I get asked numerous questions on a weekly basis all related to ex boyfriends and the difficulties in getting back together. Each scenario is unique as are all the people involved but I thought it would be helpful to share some of the questions here along with my answers. If you have your own question please use the comment section and I’ll respond as quickly as I can. Remember – he’s your guy – you love him, don’t give up.
If you want to read more about tools to help get him back, this will help.
Question for January 14th, 2014
Question: My ex boyfriend and I are still friends on Facebook. It drives me nuts how he’s always posting happy stuff and saying he’s hanging out with lots of people (hot girls included.) We still message each other and he sometimes likes my posts. I want him back! Do I unfriend him or just ignore him or keep commenting on his wall? Help!

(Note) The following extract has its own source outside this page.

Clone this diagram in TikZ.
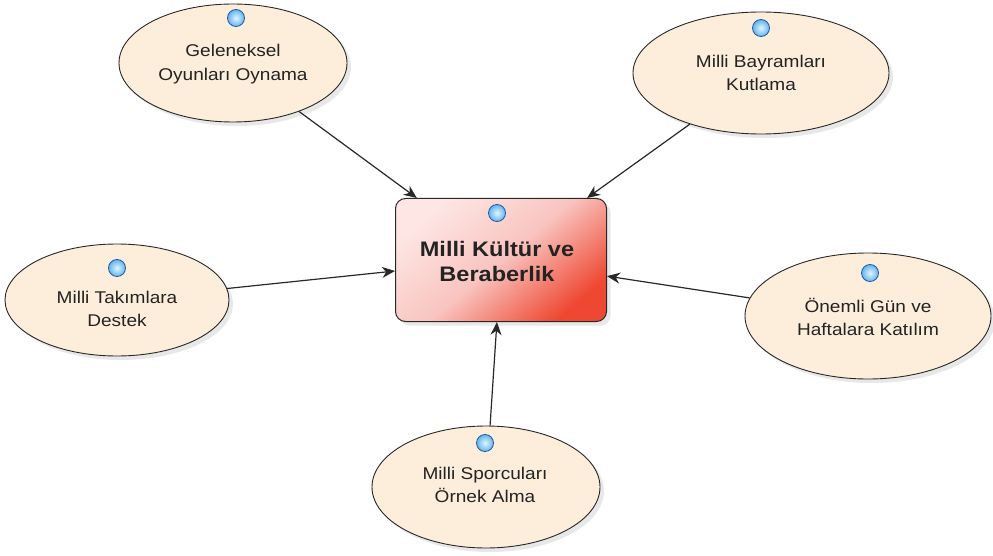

My response: Facebook is not your ally when it comes to getting back the man you adore. It’s more of a foe and here’s why. No good is going to come out of watching your ex boyfriend happily move on with his life. You’re going to feel jealous, depressed, nervous and anxious. There isn’t a filter on what most of us post on Facebook. That’s especially true if you know your ex is watching your every move. You have no clue whether your ex boyfriend is genuinely enjoying himself or whether he’s using Facebook as a tool of manipulation to get you to come back to him. My best advice it to disengage in any friendship on Facebook with him. In other words, defriend him today. This is going to help you in two ways. First, it’s going to ensure you aren’t checking his status updates constantly. Secondly, it sends him a very clear message that you’re not interested in what he’s up to. This may seem cold but it actually can help you get him back. If he thinks you genuinely aren’t going to participate in his Facebook drama, he’s going to worry that you’ve moved on. If he happens to ask you why you two aren’t friends on the social site anymore, just comment that you were cleaning up your friend’s list. Don’t offer more than that. There’s no reason to.